Sake varieties

WHAT IS NIGORI?

Nigorizake is made from moromi that is filtered through rough cloth right before fermentation is complete. In nigori, the sweetness of the rice is easily tasted. Some nigoris are of the sparkling variety because when nigori is done pre-fermenting, the carbonation remains.
WHAT IS GENSHU? - Genshu is raw, undiluted sake It is moromi (mash) that is heated, filtered, and has no added water. It is then bottled immediately. Genshu has an alcohol content of 20-22%. Most of the sake to hit the consumer market is not genshu. The sake has water added reducing the actual content to 15-16%.

WHAT IS NAMA?

Namazake has water added but is not pasteurized (heated) as is most of the sake that makes its way to market. This is why Namazake tastes so fresh. It is!!

WHAT IS NAMA GENSHU?

This sake has no water added, and it is not pasteurized. It is fresh, undiluted sake

WHAT IS NAMA CHOZO?

The distinguishing characteristic in its development is that namachozo only carries out one of the two heating processes (pasteurizations) used to produce regular sake. 

WHAT IS NAMAZUME?

This sake is the polar opposite of the Nama chozo, because it goes through the first heating prior to the storage process but does not undergo a second heating prior to bottling.

WHAT IS SHIN-SHU?

This is the first sake of the year, once fermenting and bottling are complete.

WHAT IS HIYAOROSHI?

A rare, seasonal sake only released during the fall, with a profile that is often complex and robust.

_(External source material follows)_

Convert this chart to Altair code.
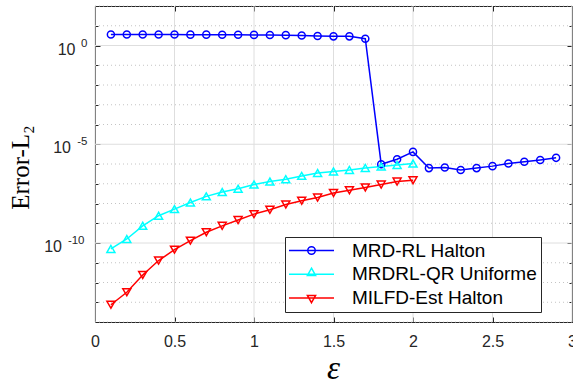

Hiyaoroshi is brewed in or around March, aged in the cool area under the brewery over the summer months, and is then released for a very limited time as fall opens. It is well suited for pairing with fall delicacies.

WHAT IS KIMOTO?

Normally sake brewers introduce a lactic acid into the fermentation process for cultivating yeast, in order to prevent harmful bacteria from taking over. This is a new custom since the early 1900's. Kimoto is an original sake making style, and lactic acid is not added to it, but instead lactic acid is allowed to naturally develop. This process takes double the time of the modern way, and thanks to this and the natural elements, taste of Kimoto is strong.
Additionally, in the Kimoto style, Kurabito (sake brewery workers) would painstakingly pound and pulverize steamed rice grains with wooden oars, because it was believed that sake would only ferment if they did so. This backbreaking work was deemed unnecessary in 1909, birthing the Yamahai style. 

WHAT IS YAMAHAI?

Yamahai is made in the same way as Kimoto, except that in brewing Yamahai the steaming rice is NOT pulverized with a stick to facilitate dissolving. Yamahai has Koji added to dissolve the rice. Similar to Kimoto, Yamahai has the peculiar taste and Umami (flavor) of natural rice.

WHAT IS KOSHU?

This is an aged sake. There is no regulation concerning the exact time which must elapse before it will be known as 'Koshu' officially. But it is well known that if the sake has been aged more than 3 years, it qualifies to be called 'Koshu'.